----- Material provided
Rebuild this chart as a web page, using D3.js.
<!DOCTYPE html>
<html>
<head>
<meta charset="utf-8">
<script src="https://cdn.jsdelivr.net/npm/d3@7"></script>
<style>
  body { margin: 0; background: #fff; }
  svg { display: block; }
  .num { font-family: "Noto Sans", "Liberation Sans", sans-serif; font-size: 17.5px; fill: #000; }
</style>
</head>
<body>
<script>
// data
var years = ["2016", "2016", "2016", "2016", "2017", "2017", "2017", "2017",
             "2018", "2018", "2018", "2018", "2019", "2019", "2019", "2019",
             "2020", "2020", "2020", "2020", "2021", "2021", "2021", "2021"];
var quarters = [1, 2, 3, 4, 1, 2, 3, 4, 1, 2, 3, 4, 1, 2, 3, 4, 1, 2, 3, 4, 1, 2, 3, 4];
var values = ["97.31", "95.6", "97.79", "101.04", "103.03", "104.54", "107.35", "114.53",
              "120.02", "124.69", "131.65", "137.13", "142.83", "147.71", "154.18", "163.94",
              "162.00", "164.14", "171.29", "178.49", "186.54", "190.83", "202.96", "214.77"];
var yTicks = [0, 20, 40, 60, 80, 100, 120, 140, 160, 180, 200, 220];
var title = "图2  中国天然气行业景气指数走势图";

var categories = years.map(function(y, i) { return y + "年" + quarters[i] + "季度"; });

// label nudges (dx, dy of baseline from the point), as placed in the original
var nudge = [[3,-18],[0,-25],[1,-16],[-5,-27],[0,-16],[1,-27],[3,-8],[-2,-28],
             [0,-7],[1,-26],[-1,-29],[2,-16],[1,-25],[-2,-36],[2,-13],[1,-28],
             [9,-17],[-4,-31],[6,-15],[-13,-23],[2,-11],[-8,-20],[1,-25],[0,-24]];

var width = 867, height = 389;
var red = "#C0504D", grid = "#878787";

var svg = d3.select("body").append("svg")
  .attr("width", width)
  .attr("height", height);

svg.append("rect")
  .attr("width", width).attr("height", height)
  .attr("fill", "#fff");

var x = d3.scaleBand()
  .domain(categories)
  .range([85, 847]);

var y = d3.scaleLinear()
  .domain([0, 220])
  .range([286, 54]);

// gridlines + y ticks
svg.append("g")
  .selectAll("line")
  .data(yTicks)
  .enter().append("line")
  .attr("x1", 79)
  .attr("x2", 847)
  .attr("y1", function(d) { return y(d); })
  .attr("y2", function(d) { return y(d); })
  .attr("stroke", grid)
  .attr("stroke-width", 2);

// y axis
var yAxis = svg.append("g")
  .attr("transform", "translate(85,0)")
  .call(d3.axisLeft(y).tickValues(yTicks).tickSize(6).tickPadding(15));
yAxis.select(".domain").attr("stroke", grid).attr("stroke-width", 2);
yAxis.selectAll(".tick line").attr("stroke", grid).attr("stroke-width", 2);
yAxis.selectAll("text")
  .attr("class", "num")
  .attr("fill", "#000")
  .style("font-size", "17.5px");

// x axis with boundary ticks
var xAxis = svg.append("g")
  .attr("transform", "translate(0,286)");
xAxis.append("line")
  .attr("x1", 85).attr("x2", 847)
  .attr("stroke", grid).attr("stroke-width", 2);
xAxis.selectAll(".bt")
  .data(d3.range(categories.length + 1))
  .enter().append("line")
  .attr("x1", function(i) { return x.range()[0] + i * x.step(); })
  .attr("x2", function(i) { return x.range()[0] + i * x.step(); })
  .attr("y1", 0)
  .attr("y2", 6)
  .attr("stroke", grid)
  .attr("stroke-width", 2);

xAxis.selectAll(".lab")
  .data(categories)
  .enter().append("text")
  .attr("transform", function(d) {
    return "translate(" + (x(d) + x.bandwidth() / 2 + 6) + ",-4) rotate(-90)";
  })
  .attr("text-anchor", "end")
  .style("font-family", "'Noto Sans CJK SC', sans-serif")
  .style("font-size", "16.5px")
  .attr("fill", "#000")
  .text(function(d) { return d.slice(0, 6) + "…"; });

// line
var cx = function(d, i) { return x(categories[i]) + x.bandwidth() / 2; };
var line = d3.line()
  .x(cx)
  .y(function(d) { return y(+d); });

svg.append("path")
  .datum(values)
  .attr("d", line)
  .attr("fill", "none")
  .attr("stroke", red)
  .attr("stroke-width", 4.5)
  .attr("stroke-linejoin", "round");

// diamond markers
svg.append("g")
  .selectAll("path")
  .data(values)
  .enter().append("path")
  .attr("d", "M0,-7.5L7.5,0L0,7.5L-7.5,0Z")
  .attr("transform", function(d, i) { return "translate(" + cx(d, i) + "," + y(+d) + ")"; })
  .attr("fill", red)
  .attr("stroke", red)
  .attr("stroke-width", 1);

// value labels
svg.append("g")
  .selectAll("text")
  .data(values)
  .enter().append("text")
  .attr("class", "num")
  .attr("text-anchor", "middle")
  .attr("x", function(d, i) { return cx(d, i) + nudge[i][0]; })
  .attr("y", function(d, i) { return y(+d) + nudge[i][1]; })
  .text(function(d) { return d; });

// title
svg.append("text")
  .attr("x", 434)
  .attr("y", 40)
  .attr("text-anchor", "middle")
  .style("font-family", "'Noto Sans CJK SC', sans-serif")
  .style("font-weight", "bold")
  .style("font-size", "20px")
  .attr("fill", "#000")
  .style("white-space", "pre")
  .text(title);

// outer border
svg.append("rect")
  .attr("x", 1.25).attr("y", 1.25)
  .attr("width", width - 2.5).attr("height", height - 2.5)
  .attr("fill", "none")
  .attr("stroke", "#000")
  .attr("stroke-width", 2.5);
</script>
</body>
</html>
----------
Exercise:
Print all of the data exactly as it was given.

Correct response:
Rebuild this chart as a web page, using D3.js.
<!DOCTYPE html>
<html>
<head>
<meta charset="utf-8">
<script src="https://cdn.jsdelivr.net/npm/d3@7"></script>
<style>
  body { margin: 0; background: #fff; }
  svg { display: block; }
  .num { font-family: "Noto Sans", "Liberation Sans", sans-serif; font-size: 17.5px; fill: #000; }
</style>
</head>
<body>
<script>
// data
var years = ["2016", "2016", "2016", "2016", "2017", "2017", "2017", "2017",
             "2018", "2018", "2018", "2018", "2019", "2019", "2019", "2019",
             "2020", "2020", "2020", "2020", "2021", "2021", "2021", "2021"];
var quarters = [1, 2, 3, 4, 1, 2, 3, 4, 1, 2, 3, 4, 1, 2, 3, 4, 1, 2, 3, 4, 1, 2, 3, 4];
var values = ["97.31", "95.6", "97.79", "101.04", "103.03", "104.54", "107.35", "114.53",
              "120.02", "124.69", "131.65", "137.13", "142.83", "147.71", "154.18", "163.94",
              "162.00", "164.14", "171.29", "178.49", "186.54", "190.83", "202.96", "214.77"];
var yTicks = [0, 20, 40, 60, 80, 100, 120, 140, 160, 180, 200, 220];
var title = "图2  中国天然气行业景气指数走势图";

var categories = years.map(function(y, i) { return y + "年" + quarters[i] + "季度"; });

// label nudges (dx, dy of baseline from the point), as placed in the original
var nudge = [[3,-18],[0,-25],[1,-16],[-5,-27],[0,-16],[1,-27],[3,-8],[-2,-28],
             [0,-7],[1,-26],[-1,-29],[2,-16],[1,-25],[-2,-36],[2,-13],[1,-28],
             [9,-17],[-4,-31],[6,-15],[-13,-23],[2,-11],[-8,-20],[1,-25],[0,-24]];

var width = 867, height = 389;
var red = "#C0504D", grid = "#878787";

var svg = d3.select("body").append("svg")
  .attr("width", width)
  .attr("height", height);

svg.append("rect")
  .attr("width", width).attr("height", height)
  .attr("fill", "#fff");

var x = d3.scaleBand()
  .domain(categories)
  .range([85, 847]);

var y = d3.scaleLinear()
  .domain([0, 220])
  .range([286, 54]);

// gridlines + y ticks
svg.append("g")
  .selectAll("line")
  .data(yTicks)
  .enter().append("line")
  .attr("x1", 79)
  .attr("x2", 847)
  .attr("y1", function(d) { return y(d); })
  .attr("y2", function(d) { return y(d); })
  .attr("stroke", grid)
  .attr("stroke-width", 2);

// y axis
var yAxis = svg.append("g")
  .attr("transform", "translate(85,0)")
  .call(d3.axisLeft(y).tickValues(yTicks).tickSize(6).tickPadding(15));
yAxis.select(".domain").attr("stroke", grid).attr("stroke-width", 2);
yAxis.selectAll(".tick line").attr("stroke", grid).attr("stroke-width", 2);
yAxis.selectAll("text")
  .attr("class", "num")
  .attr("fill", "#000")
  .style("font-size", "17.5px");

// x axis with boundary ticks
var xAxis = svg.append("g")
  .attr("transform", "translate(0,286)");
xAxis.append("line")
  .attr("x1", 85).attr("x2", 847)
  .attr("stroke", grid).attr("stroke-width", 2);
xAxis.selectAll(".bt")
  .data(d3.range(categories.length + 1))
  .enter().append("line")
  .attr("x1", function(i) { return x.range()[0] + i * x.step(); })
  .attr("x2", function(i) { return x.range()[0] + i * x.step(); })
  .attr("y1", 0)
  .attr("y2", 6)
  .attr("stroke", grid)
  .attr("stroke-width", 2);

xAxis.selectAll(".lab")
  .data(categories)
  .enter().append("text")
  .attr("transform", function(d) {
    return "translate(" + (x(d) + x.bandwidth() / 2 + 6) + ",-4) rotate(-90)";
  })
  .attr("text-anchor", "end")
  .style("font-family", "'Noto Sans CJK SC', sans-serif")
  .style("font-size", "16.5px")
  .attr("fill", "#000")
  .text(function(d) { return d.slice(0, 6) + "…"; });

// line
var cx = function(d, i) { return x(categories[i]) + x.bandwidth() / 2; };
var line = d3.line()
  .x(cx)
  .y(function(d) { return y(+d); });

svg.append("path")
  .datum(values)
  .attr("d", line)
  .attr("fill", "none")
  .attr("stroke", red)
  .attr("stroke-width", 4.5)
  .attr("stroke-linejoin", "round");

// diamond markers
svg.append("g")
  .selectAll("path")
  .data(values)
  .enter().append("path")
  .attr("d", "M0,-7.5L7.5,0L0,7.5L-7.5,0Z")
  .attr("transform", function(d, i) { return "translate(" + cx(d, i) + "," + y(+d) + ")"; })
  .attr("fill", red)
  .attr("stroke", red)
  .attr("stroke-width", 1);

// value labels
svg.append("g")
  .selectAll("text")
  .data(values)
  .enter().append("text")
  .attr("class", "num")
  .attr("text-anchor", "middle")
  .attr("x", function(d, i) { return cx(d, i) + nudge[i][0]; })
  .attr("y", function(d, i) { return y(+d) + nudge[i][1]; })
  .text(function(d) { return d; });

// title
svg.append("text")
  .attr("x", 434)
  .attr("y", 40)
  .attr("text-anchor", "middle")
  .style("font-family", "'Noto Sans CJK SC', sans-serif")
  .style("font-weight", "bold")
  .style("font-size", "20px")
  .attr("fill", "#000")
  .style("white-space", "pre")
  .text(title);

// outer border
svg.append("rect")
  .attr("x", 1.25).attr("y", 1.25)
  .attr("width", width - 2.5).attr("height", height - 2.5)
  .attr("fill", "none")
  .attr("stroke", "#000")
  .attr("stroke-width", 2.5);
</script>
</body>
</html>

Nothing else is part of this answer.